This mission-driven for-profit is transforming Toledo through the arts
In 2010, Rachel Richardson was the co-director of a Toledo-based nonprofit called Independent Advocates that worked with domestic violence survivors in the Lucas County Court System. They accompanied their clients to court hearings, helped them get protection orders and navigate the divorce process, and held fundraisers for their efforts.
It was through these fundraisers that Richardson noticed just how generous and committed the local artist community was.
"I got the most unrestricted support, and without hesitation, from artists," she says. "They would get involved and jump right in by donating a piece for auction or offering to play music for free. I was really inspired by the fact that the artists and activists in Toledo seemed to come together for a cause."
Art Corner Toledo (ACT) is an arts organization founded by Richardson, born out of the need she saw for artist-led community engagement and placemaking projects to revitalize blighted and underdeveloped areas and neighborhoods. And it started with a mural in a forgotten swath of land in 2010.
Toledo GROWS, the community garden outreach program of the Toledo Botanical Garden, had designated the Manos Community Garden at Jackson and 14th Street as one of its own, but it had never been tended. Located behind the popular Manhattan's Pub 'N Cheer, the garden was all but forgotten. Until Richardson led the effort to put a mural there.
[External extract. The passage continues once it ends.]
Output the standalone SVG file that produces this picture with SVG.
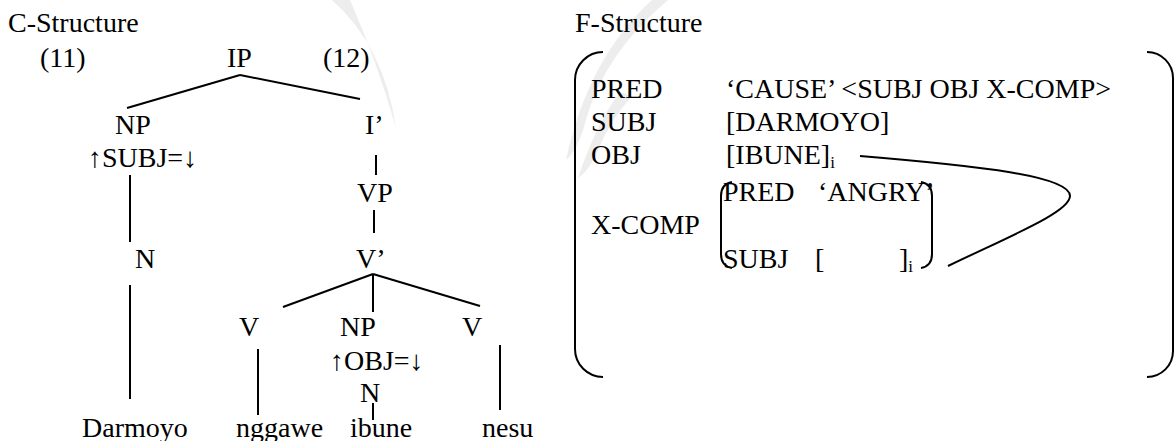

She worked with local artist-activist Har Simrit Singh and Toledo GROWS, which teaches kids involved with criminal justice system how to farm and garden, to produce a mural in partnership with the youth in the program that would express what they were learning. "Keep it local, keep it fresh," was the theme of the mural, and within two years that space became one of the community's most-tended gardens.
Ten more murals went up along that corridor, which transformed into a venue for performances, art walks, and craft fairs.
"This space was not anything, but then it became a destination because we put a mural there," says Richardson. "When you say 'Manos Garden' everyone knows what you're talking about."
A couple of years later, Richardson was contacted by a graffiti artist asking for her help to find a wall to paint on.
"He was a graffiti writer who wanted to go legit and go above ground," she explains. "So I matched him up with another artist who had never done a mural before but is extremely talented, and they put together the 'Toledo Loves Love' wall with rainbow graffiti and black and white illustration. That wall has become iconic in town – people take their wedding photos and senior pictures there. It used to be a parking lot but now it's a place; it's a destination unto itself."
In 2013, ACT partnered with United Way to work on projects in Toledo's Junction Neighborhood, a neighborhood designated as underdeveloped and in need of support. In 2014, she was approached by the Toledo City Council and Lucas County administration, which had taken notice of the transformative power of these murals and wanted to support her work in a more meaningful way. That resulted in ACT getting funding from the City Council general budget, which hadn't happened for an arts-based project (typically funded through the Arts Commission) in 15 years.
"That was unprecedented," Richardson says. "That was then matched by a County fund, and I was able to make a full-time job out of this and pay artists more than just a token."
In 2015, Richardson went all-in with ACT, producing over 20 murals and fostering more organizational partnerships, including a planned collaboration with the Toledo Museum of Art in 2016.
It might sound like ACT is a nonprofit arts organization. But ACT is a for-profit creative business, though one whose work is community-driven and social justice-oriented.
"It means I can do other things that strike my fancy that I believe are beneficial to community and worth my time," she explains. "But murals are still my focus."
With her previous experience running a nonprofit serving domestic violence survivors, Richardson saw first-hand the amount of time and energy that was wasted in nonprofit bureaucracy.
"Once you become a nonprofit you become in service to your board and you lose sight of the work itself," she explains. "I remember spending hours and days setting up board meetings when I could have been with women in court. It seemed like a dilution of effort."
She continues, "For this particular project I wanted to be the sole decision maker. I wanted to be moved by my own inspiration rather than having to go to a board and having to ask permission. That seemed really convoluted to me for something I've put all my blood, sweat, and tears into."
She also says she didn't want to compete with other nonprofits for all-too-elusive, limited, and fleeting funding, but rather work with them as partners. Then the grants they raise might be used to contract work out to her — without diminishing her ability to make an impact. For example, when one of ACT's murals transformed an abandoned building into a desirable property, ProMedica, the largest corporation in Toledo, took it over and added new community development initiatives to the building's operations. Now she's on their community advisory committee.
"A person in the creative field can have voice at the table," she says. "The creative voice would not have been invited to sit at the table had it not played a role in the redevelopment of that building."
Richardson admits that being a for-profit company with a community-driven mission has been confusing to both government and corporate sponsors alike. It has taken some convincing, but she has been spearheading a shift in those attitudes.
"Just because it's not a nonprofit doesn’t mean it's not doing good work," she says. "Nonprofits can be very limiting. It seems to be a move that corporations are making to see that you don't have to be a nonprofit to do valuable work. And it stimulates the economy!"